Recovery Scenarios: What Happens When a Key Is Lost

If you lose access to your private key but still have the mnemonic phrase, recovery is straightforward: import the mnemonic into any compatible wallet software and regenerate the addresses. If you have the mnemonic but forgot the passphrase, funds are permanently inaccessible unless you can brute-force the passphrase (computationally infeasible for a strong passphrase). If you lose both the mnemonic and the passphrase, or the physical backup is destroyed, there is no recovery mechanism. There is no password reset. There is no customer support line that can restore access.

Inheritance planning is a separate but related concern. Without a documented plan, heirs may be unable to access funds after the owner's death. Many jurisdictions require specific documentation to prove ownership. A simple solution: store an encrypted copy of the seed on a USB drive in a lawyer's office, with a tamper-evident seal and a written letter of instruction. Ensure the encryption password is passed to a trusted party via a separate channel.
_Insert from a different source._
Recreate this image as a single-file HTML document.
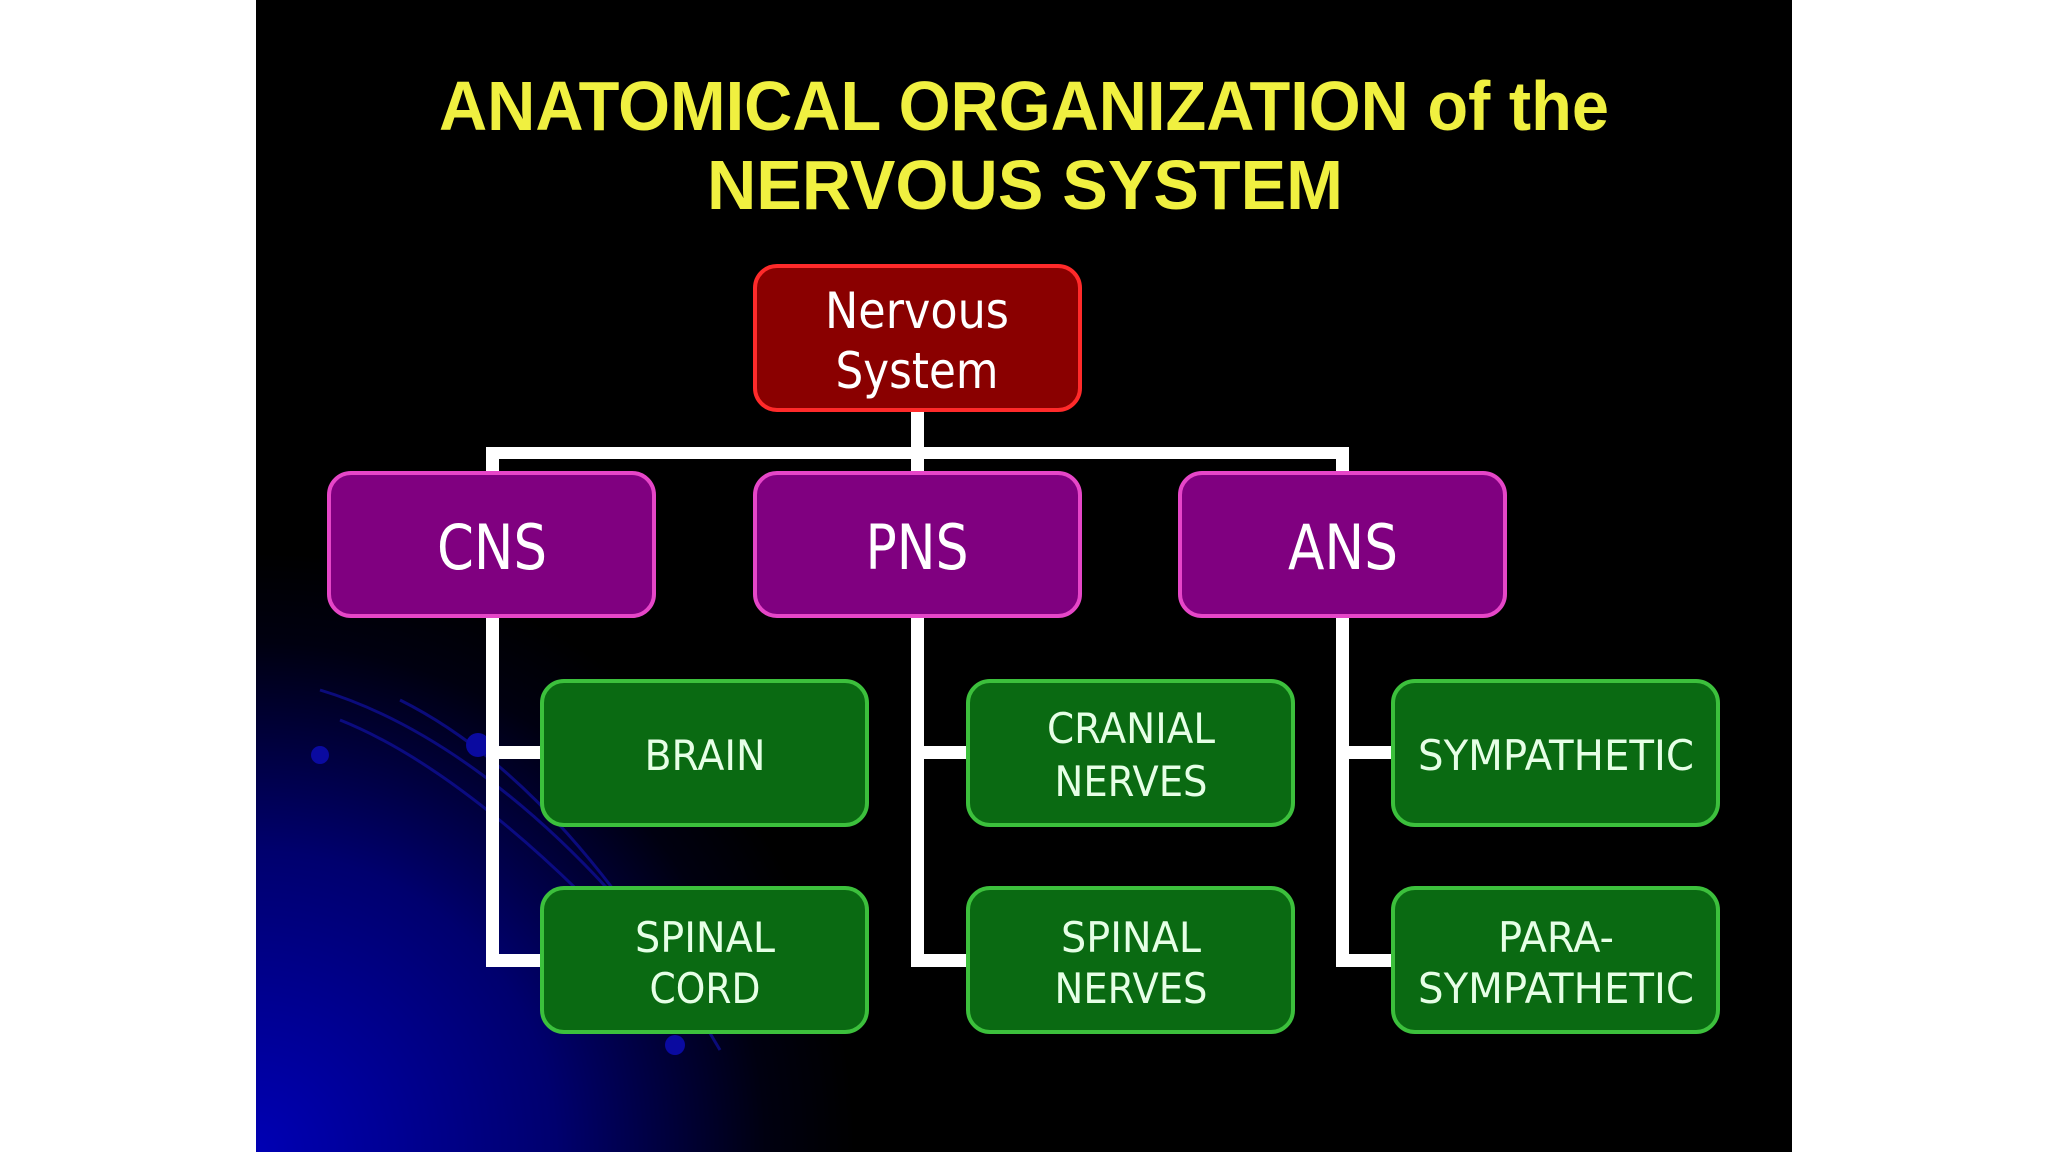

Conclusion: Key Management as a Continuous Practice

Private key security is not a one-time setup task; it is an ongoing operational discipline. The threat landscape evolves — new malware, new phishing techniques, and new vulnerabilities in wallet software emerge regularly. The best defense is a combination of technical measures (hardware wallets, multi-signature, passphrase protection), physical security (fireproof storage, geographic distribution), and procedural rigor (test recoveries, regular audits). Every user should evaluate their own risk tolerance. A casual user holding a small balance may find a software wallet with a simple seed backup sufficient. A user managing a significant portfolio should implement all the layers described above. The cost of a mistake is total and irreversible, which makes understanding private keys a non-negotiable requirement for serious participation in cryptocurrency.